The joyful activist: the lasting legacy of Kamla Bhasin
By Sangat Sri Lanka
We mourn the loss of Kamla Bhasin, feminist activist, writer, poet, mentor and friend who left us on September 25. Kamla has been a core part of influencing and collaborating with feminist movements in Sri Lanka since the 1980s.
SANGAT, the South Asian feminist network, was imagined and given life at a workshop of gender trainers held in Bangladesh and organized by the FAO-NGO Program in 1998. Since then, SANGAT has been working within Jagori, a feminist organization in New Delhi. Through SANGAT, Kamla taught and mentored hundreds of women over decades in their personal feminist journeys and as activists in movements across the region. For many people who became a part of the SANGAT network, through its courses that lasted from a few weeks to a month, she was instrumental in demystifying the basics of feminist thought and ideas. She made feminism accessible and demanded that we challenge ourselves and the powerful institutions that uphold patriarchal norms. The SANGAT month-long course expanded to include feminist courses run in languages such as Urdu and Tamil. The Tamil language course conducted over the years with EKTA India, Affected Women’s Forum Akkaraipattu, Suriya Women’s Development Centre Batticaloa and Women’s Education and Research Centre Colombo has built a shared feminist network among Tamil speaking activists within Sri Lanka and with those in India for over a decade. She was the South Asia Coordinator for One Billion Rising.

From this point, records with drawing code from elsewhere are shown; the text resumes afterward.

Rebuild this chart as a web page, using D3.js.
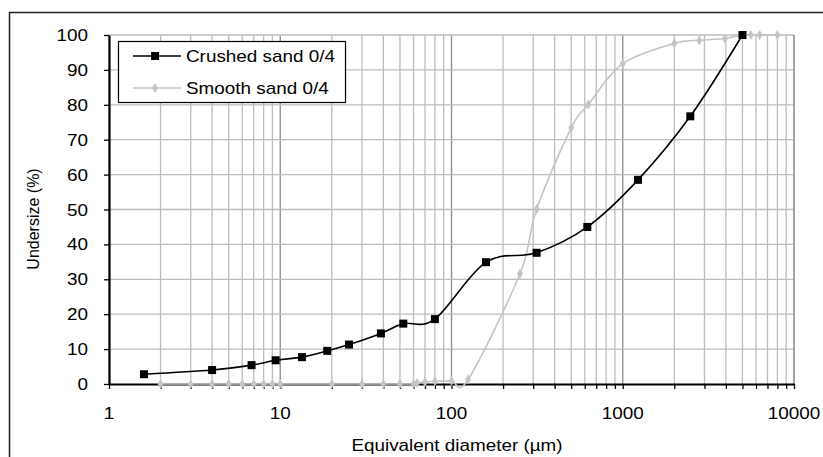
<!DOCTYPE html>
<html lang="en">
<head>
<meta charset="utf-8">
<title>Particle size distribution</title>
<script src="https://cdn.jsdelivr.net/npm/d3@7"></script>
<style>
    body { margin: 0; background: #fff; }
    text { font-family: "Liberation Sans", Arial, sans-serif; fill: #000; }
</style>
</head>
<body>
<div id="chart"></div>
<script>
// ---- data ----
var crushedD = [1.6, 4.0, 6.8, 9.4, 13.4, 18.8, 25.2, 38.7, 52.3, 80, 159, 314, 621, 1228, 2480, 5000];
var crushedV = [2.8, 4.0, 5.4, 6.8, 7.7, 9.5, 11.3, 14.5, 17.3, 18.6, 34.9, 37.6, 45.0, 58.5, 76.7, 100];

var smoothD = [2, 3, 4, 5, 6, 7, 8, 9, 10, 20, 30, 40, 50, 60, 63, 70, 80, 100, 125, 251, 314, 500, 630, 1000, 2000, 2800, 3950, 5000, 5600, 6300, 8000];
var smoothV = [0, 0, 0, 0, 0, 0, 0, 0, 0, 0, 0, 0, 0, 0, 0.3, 0.6, 0.8, 0.9, 1.3, 31.6, 50.1, 73.4, 80.1, 91.8, 97.6, 98.5, 99.0, 100, 100, 100, 100];

var xTickLabels = [1, 10, 100, 1000, 10000];
var yTickLabels = [0, 10, 20, 30, 40, 50, 60, 70, 80, 90, 100];
var seriesNames = ["Crushed sand 0/4", "Smooth sand 0/4"];

// ---- layout ----
var width = 823, height = 457;
var pLeft = 109, pRight = 794, pTop = 35, pBottom = 384;
var stretch = 1.18;   // text in the picture is a bit wide

var svg = d3.select("#chart").append("svg")
    .attr("width", width)
    .attr("height", height);

// outer frame
svg.append("rect")
    .attr("x", 9.5).attr("y", 12.5)
    .attr("width", 830).attr("height", 460)
    .attr("fill", "none").attr("stroke", "#222").attr("stroke-width", 1.5);

var x = d3.scaleLog().domain([1, 10000]).range([pLeft, pRight]);
var y = d3.scaleLinear().domain([0, 100]).range([pBottom, pTop]);

// gridlines
var g = svg.append("g");
g.selectAll("line.vg")
    .data(x.ticks())
    .enter().append("line")
    .attr("x1", function(d) { return x(d); })
    .attr("x2", function(d) { return x(d); })
    .attr("y1", pTop).attr("y2", pBottom)
    .attr("stroke", function(d) { return (d == 10 || d == 100 || d == 1000) ? "#8c8c8c" : "#bdbdbd"; })
    .attr("stroke-width", 1.3);

g.selectAll("line.hg")
    .data(yTickLabels.filter(function(d) { return d > 0; }))
    .enter().append("line")
    .attr("x1", pLeft).attr("x2", pRight)
    .attr("y1", function(d) { return y(d); })
    .attr("y2", function(d) { return y(d); })
    .attr("stroke", "#bdbdbd")
    .attr("stroke-width", 1.3);

// right edge a little darker
g.append("line")
    .attr("x1", pRight).attr("x2", pRight).attr("y1", pTop).attr("y2", pBottom)
    .attr("stroke", "#8c8c8c").attr("stroke-width", 1.3);

// axes
var xAxis = svg.append("g")
    .attr("transform", "translate(0," + pBottom + ")")
    .call(d3.axisBottom(x).tickFormat("").tickSize(5).tickSizeOuter(0));
var yAxis = svg.append("g")
    .attr("transform", "translate(" + pLeft + ",0)")
    .call(d3.axisLeft(y).tickValues(yTickLabels).tickFormat("").tickSize(5).tickSizeOuter(0));
[xAxis, yAxis].forEach(function(a) {
    a.select(".domain").attr("stroke", "#000").attr("stroke-width", 2.2);
    a.selectAll(".tick line").attr("stroke", "#000").attr("stroke-width", 1.3);
});

function label(px, py, txt, anchor) {
    svg.append("text")
        .attr("transform", "translate(" + px + "," + py + ") scale(" + stretch + ",1)")
        .attr("text-anchor", anchor)
        .style("font-size", "16px")
        .text(txt);
}

yTickLabels.forEach(function(d) { label(88, y(d) + 6, d, "end"); });
xTickLabels.forEach(function(d) { label(x(d), 419, d, "middle"); });
label(457, 451, "Equivalent diameter (µm)", "middle");

svg.append("text")
    .attr("transform", "translate(39,219) rotate(-90)")
    .attr("text-anchor", "middle")
    .style("font-size", "16px")
    .text("Undersize (%)");

// lines
var line = d3.line()
    .x(function(d) { return x(d[0]); })
    .y(function(d) { return y(d[1]); })
    .curve(d3.curveCardinal.tension(0));

var crushed = d3.zip(crushedD, crushedV);
var smooth = d3.zip(smoothD, smoothV);

svg.append("path")
    .datum(smooth)
    .attr("d", line)
    .attr("fill", "none").attr("stroke", "#c4c4c4").attr("stroke-width", 1.6);

svg.selectAll("path.dia")
    .data(smooth)
    .enter().append("path")
    .attr("d", d3.symbol(d3.symbolDiamond, 30))
    .attr("transform", function(d) { return "translate(" + x(d[0]) + "," + y(d[1]) + ")"; })
    .attr("fill", "#c4c4c4");

svg.append("path")
    .datum(crushed)
    .attr("d", line)
    .attr("fill", "none").attr("stroke", "#000").attr("stroke-width", 1.6);

svg.selectAll("rect.sq")
    .data(crushed)
    .enter().append("rect")
    .attr("x", function(d) { return x(d[0]) - 4; })
    .attr("y", function(d) { return y(d[1]) - 4; })
    .attr("width", 8).attr("height", 8)
    .attr("fill", "#000");

// legend
var leg = svg.append("g");
leg.append("rect")
    .attr("x", 118.5).attr("y", 41.5).attr("width", 227).attr("height", 61)
    .attr("fill", "#fff").attr("stroke", "#000").attr("stroke-width", 1.2);

leg.append("line").attr("x1", 133).attr("x2", 181).attr("y1", 56).attr("y2", 56)
    .attr("stroke", "#000").attr("stroke-width", 1.6);
leg.append("rect").attr("x", 151).attr("y", 52).attr("width", 8).attr("height", 8).attr("fill", "#000");
leg.append("line").attr("x1", 133).attr("x2", 181).attr("y1", 88).attr("y2", 88)
    .attr("stroke", "#c4c4c4").attr("stroke-width", 1.6);
leg.append("path").attr("d", d3.symbol(d3.symbolDiamond, 30))
    .attr("transform", "translate(155,88)").attr("fill", "#c4c4c4");

label(186, 62, seriesNames[0], "start");
label(186, 94, seriesNames[1], "start");
</script>
</body>
</html>
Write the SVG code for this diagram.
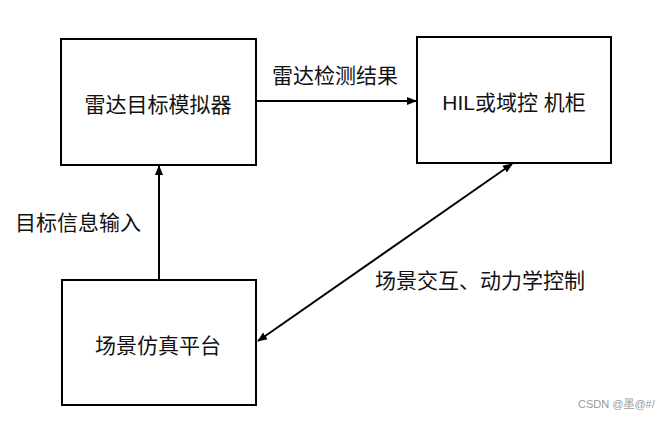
<svg xmlns="http://www.w3.org/2000/svg" width="672" height="431" viewBox="0 0 672 431">
<defs>
<marker id="ah" viewBox="0 0 10 10" refX="9" refY="5" markerWidth="5" markerHeight="5" orient="auto-start-reverse" markerUnits="strokeWidth">
<path d="M0,1 L10,5 L0,9 z" fill="#000"/>
</marker>
<style>
.box{fill:#fff;stroke:#000;stroke-width:2}
.t{font-family:"Liberation Sans","Noto Sans CJK SC",sans-serif;font-size:21px;fill:#111;text-anchor:middle;dominant-baseline:central}
.c{stroke:#000;stroke-width:2;fill:none}
.wm{font-family:"Liberation Sans","Noto Sans CJK SC",sans-serif;font-size:11px;fill:#999}
</style>
</defs>
<rect width="672" height="431" fill="#fff"/>
<g id="radar-sim">
<rect class="box" x="61" y="39" width="195" height="126"/>
<text class="t" x="158" y="104">雷达目标模拟器</text>
</g>
<g id="hil">
<rect class="box" x="417" y="37" width="194" height="126"/>
<text class="t" x="514" y="102">HIL或域控 机柜</text>
</g>
<g id="scene-sim">
<rect class="box" x="62" y="280" width="194" height="125"/>
<text class="t" x="158" y="345">场景仿真平台</text>
</g>
<g id="connectors">
<line class="c" x1="256" y1="101" x2="416" y2="101" marker-end="url(#ah)"/>
<line class="c" x1="159" y1="280" x2="159" y2="166" marker-end="url(#ah)"/>
<line class="c" x1="258" y1="341" x2="512" y2="164" marker-start="url(#ah)" marker-end="url(#ah)"/>
</g>
<g id="labels">
<text class="t" x="335" y="75">雷达检测结果</text>
<text class="t" x="78" y="222">目标信息输入</text>
<text class="t" x="480" y="280">场景交互、动力学控制</text>
</g>
<text class="wm" x="578" y="408">CSDN @墨@#/</text>
</svg>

Her deep and unshakeable belief in a South Asian solidarity led to the birth of lifelong friendships and collaborations across borders including with Sri Lankan feminist activists, artists, academics, writers and students. She was deeply committed to peace in South Asia and in Sri Lanka and was convenor of the Forum 1000 Peace Women. She was with the Women’s Initiative for Peace in South Asia (WIPSA), Pak-India Peoples Forum for Peace and Democracy (PIPFPD) and South Asians for Human Rights (SAHR).

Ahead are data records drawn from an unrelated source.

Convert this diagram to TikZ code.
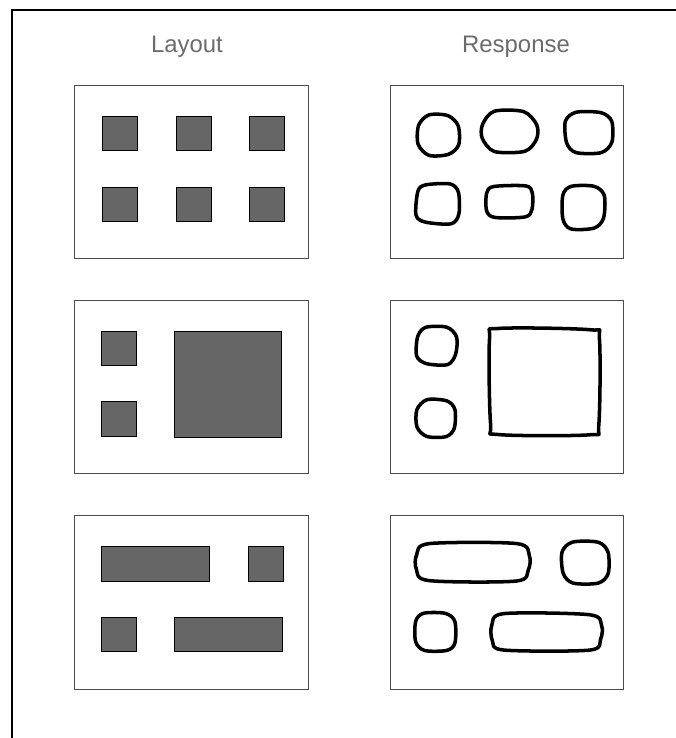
\documentclass[tikz,border=0pt]{standalone}
\usepackage{fontspec}
\newfontfamily\headfont{Liberation Sans}

% hand drawn outline: x1 y1 x2 y2 corner
\newcommand{\sketchbox}[5]{%
  \draw[sketch] plot[smooth cycle, tension=0.5] coordinates {
    ({#1+#5+rand},{#2+rand}) ({#3-#5+rand},{#2+rand})
    ({#3+rand},{#2+#5+rand}) ({#3+rand},{#4-#5+rand})
    ({#3-#5+rand},{#4+rand}) ({#1+#5+rand},{#4+rand})
    ({#1+rand},{#4-#5+rand}) ({#1+rand},{#2+#5+rand})};}

\begin{document}
\begin{tikzpicture}[x=0.025cm,y=-0.025cm,
  panel/.style={draw=black!70, line width=0.7pt},
  block/.style={draw=black, fill=black!60, line width=0.6pt},
  sketch/.style={draw=black, line width=2.5pt, line join=round},
  head/.style={anchor=base, text=black!58, font=\headfont\fontsize{17}{20}\selectfont}]

  \useasboundingbox (0,0) rectangle (676,738);
  \pgfmathsetseed{11}

  % frame
  \draw[line width=0.8pt] (676,10) -- (12,10) -- (12,738);

  \node[head] (layout) at (187,52) {Layout};
  \node[head] (response) at (516,52) {Response};

  % panels
  \foreach \ya/\yb in {85/258, 300/473, 515/689} {
    \draw[panel] (74,\ya) rectangle (308,\yb);
    \draw[panel] (390,\ya) rectangle (623,\yb);
  }

  % layout, row 1
  \foreach \x in {102,176,249}
    \foreach \y in {116,187}
      \draw[block] (\x,\y) rectangle ++(35,34);

  % layout, row 2
  \draw[block] (101,331) rectangle (136,365);
  \draw[block] (101,401) rectangle (136,436);
  \draw[block] (174,331) rectangle (281,437);

  % layout, row 3
  \draw[block] (101,546) rectangle (209,581);
  \draw[block] (248,546) rectangle (283,581);
  \draw[block] (101,617) rectangle (136,651);
  \draw[block] (174,617) rectangle (282,651);

  % response, row 1
  \sketchbox{418}{115}{458}{155}{10}
  \sketchbox{482}{112}{536}{151}{12}
  \sketchbox{566}{112}{611}{153}{10}
  \sketchbox{417}{184}{459}{223}{8}
  \sketchbox{487}{186}{532}{217}{7}
  \sketchbox{562}{186}{604}{228}{9}

  % response, row 2
  \sketchbox{417}{328}{456}{364}{9}
  \sketchbox{417}{400}{455}{437}{9}
  \sketchbox{490}{329}{599}{434}{9}

  % response, row 3
  \sketchbox{417}{543}{529}{581}{12}
  \sketchbox{563}{543}{608}{583}{9}
  \sketchbox{416}{614}{454}{650}{8}
  \sketchbox{492}{614}{601}{651}{11}
\end{tikzpicture}
\end{document}
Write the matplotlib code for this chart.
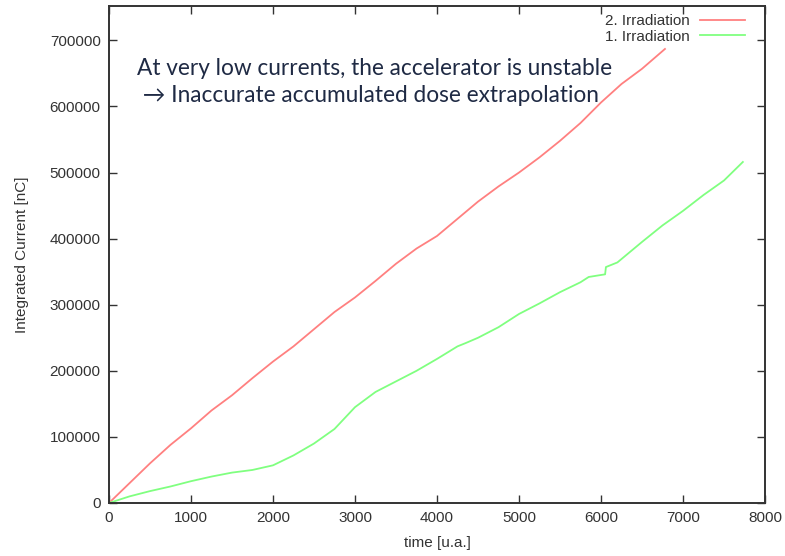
import matplotlib
matplotlib.use("Agg")
import matplotlib.pyplot as plt

# ---- data ----
t_red = [0, 250, 500, 750, 1000, 1250, 1500, 1750, 2000, 2250, 2500, 2750, 3000,
         3250, 3500, 3750, 4000, 4250, 4500, 4750, 5000, 5250, 5500, 5750, 6000,
         6250, 6500, 6780]
red = [0, 30000, 60000, 88000, 113000, 140000, 163000, 189000, 214000, 237000,
       263000, 289000, 311000, 336000, 362000, 385000, 404000, 430000, 456000,
       479000, 500000, 523000, 548000, 575000, 606000, 634000, 657000, 687000]

t_green = [0, 250, 500, 750, 1000, 1250, 1500, 1750, 2000, 2050, 2250, 2500, 2750,
           3000, 3250, 3500, 3750, 4000, 4250, 4350, 4500, 4750, 5000, 5250, 5500,
           5750, 5850, 6050, 6060, 6200, 6500, 6750, 7000, 7250, 7500, 7730]
green = [0, 10000, 18000, 25000, 33000, 40000, 46000, 50000, 57000, 60000, 72000,
         90000, 112000, 145000, 168000, 184000, 200000, 218000, 237000, 242000,
         250000, 266000, 286000, 302000, 319000, 334000, 342000, 346000, 357000,
         364000, 395000, 420000, 442000, 466000, 488000, 516000]

x_ticks = [0, 1000, 2000, 3000, 4000, 5000, 6000, 7000, 8000]
y_ticks = [0, 100000, 200000, 300000, 400000, 500000, 600000, 700000]

labels = ["2. Irradiation", "1. Irradiation"]
note_lines = ["At very low currents, the accelerator is unstable",
              " \u2192 Inaccurate accumulated dose extrapolation"]

fig = plt.figure(figsize=(7.85, 5.56), dpi=100)
ax = fig.add_axes([109/785, 53/556, (765-109)/785, (503-6)/556])

ax.plot(t_red, red, color="#ff8080", lw=1.3, label=labels[0])
ax.plot(t_green, green, color="#80ff80", lw=1.3, label=labels[1])

ax.set_xlim(0, 8000)
ax.set_ylim(0, 752000)
ax.set_xticks(x_ticks)
ax.set_yticks(y_ticks)
ax.set_xticklabels([str(v) for v in x_ticks])
ax.set_yticklabels([str(v) for v in y_ticks])

for s in ax.spines.values():
    s.set_color("#333333")
    s.set_linewidth(1.4)
ax.tick_params(direction="in", length=6, width=1.0, color="#333333",
               top=True, right=True, labelsize=11, labelcolor="#333333", pad=6)
for lab in ax.get_xticklabels() + ax.get_yticklabels():
    lab.set_family("Liberation Sans")

ax.set_xlabel("time [u.a.]", fontsize=11, color="#333333", family="Liberation Sans", labelpad=8)
ax.set_ylabel("Integrated Current [nC]", fontsize=11, color="#333333", family="Liberation Sans", labelpad=15)

leg = ax.legend(loc="upper right", frameon=False, markerfirst=False,
                prop={"family": "Liberation Sans", "size": 11},
                handlelength=2.9, handletextpad=0.7, labelspacing=0.08,
                borderaxespad=0.0, borderpad=0.55,
                bbox_to_anchor=(1 - 12/656, 1.0))
for txt in leg.get_texts():
    txt.set_color("#333333")

ax.text(0.0427, 0.874, note_lines[0], transform=ax.transAxes, fontsize=16.3,
        color="#1F2A44", family=["Lato", "DejaVu Sans"], va="center", ha="left")
ax.text(0.0427, 0.820, note_lines[1], transform=ax.transAxes, fontsize=16.3,
        color="#1F2A44", family=["Lato", "DejaVu Sans"], va="center", ha="left")

fig.savefig("out.png", dpi=100)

Kamla was a prolific writer. She had the special knack of converting complex thought and theorizing into accessible language and formats. She would compose lyrics that she set to the tune of popular music from the region. She would create memorable, powerful slogans, which she then made illustrations of in posters, shouted out at protests and demonstrations and even in teaching spaces to motivate her students. Many of us continue to use these slogans, posters and her books. Among her writings are over 30 books on feminism and women’s rights, including a much-loved book on feminist humour and hundreds of feminist songs that energized women’s movements and resistance across the region. Some of her books on the basics of patriarchy and gender are translated into Sinhala and Tamil so they could reach a wider Sri Lankan audience.
She was a warm presence on her trips to Sri Lanka. She was energetic, ready to burst into revolutionary song or dance and deeply connected to the lives of people whose lives she touched here. She joined us in many demonstrations on her visits. On March 21, 2006, along with many workers and activists, she marched through the Katunayake Free Trade Zone area on a torchlight parade, our first ‘Take Back the Night’ agitation organized by the Mothers and Daughters of Lanka against street harassment of factory workers. In 2008 she came with a team of Indian activists and led the colourful and vocal people’s SAARC demonstrations through the streets of Colombo. The protest was planned and organized by the Women and Media Collective to coincide with the SAARC summit to enhance people’s voices demanding food security and calling on the SAARC countries to be accountable to the people of South Asia.
The last time many of us in Sri Lanka ‘saw’ her was at the memorial for Sunila Abeysekera over zoom on September 4, 2021 organized by the Women and Media Collective. She was weaker and disoriented. Nevertheless, she strongly declared, “Sunila is my best friend!”. Then she asked insistently, in that typical Kamla way, “Did you sing Bread and Roses yet?” and when we said no, she declared that this was not an apt memorial for her best friend. Upon her loving insistence, we quickly lined up the video of Sunila singing Bread and Roses. That is how Kamla declared her love for her best friend – a special moment that we got to witness.
Kamla has mentored generations of feminists in Sri Lanka. She is one among the few across the ocean that maintained a sustained involvement here and with many sections of the Sri Lankan women’s movements across region, language, ethnicity, class, and generations. To us, such teaching and consistent work over decades, beyond the hegemonic boundaries of the nation-states, is an inspiration.
In her last visit to Sri Lanka in 2019 she energized and gave her full support for the launching of a Sinhala language SANGAT course, which is to be coordinated by the Women’s Education and Research Centre.
The Tamil and Sinhala language SANGAT feminist trainings and the One Billion Rising campaigns will continue her wonderful legacy and keep alive her dreams for a free, equal and just South Asia for all. She will live on in her songs that we will sing for as long as we can, translated into our languages, and with the passion and love that Kamla has left behind in all of us. Thank you Kamla. Rest in peace.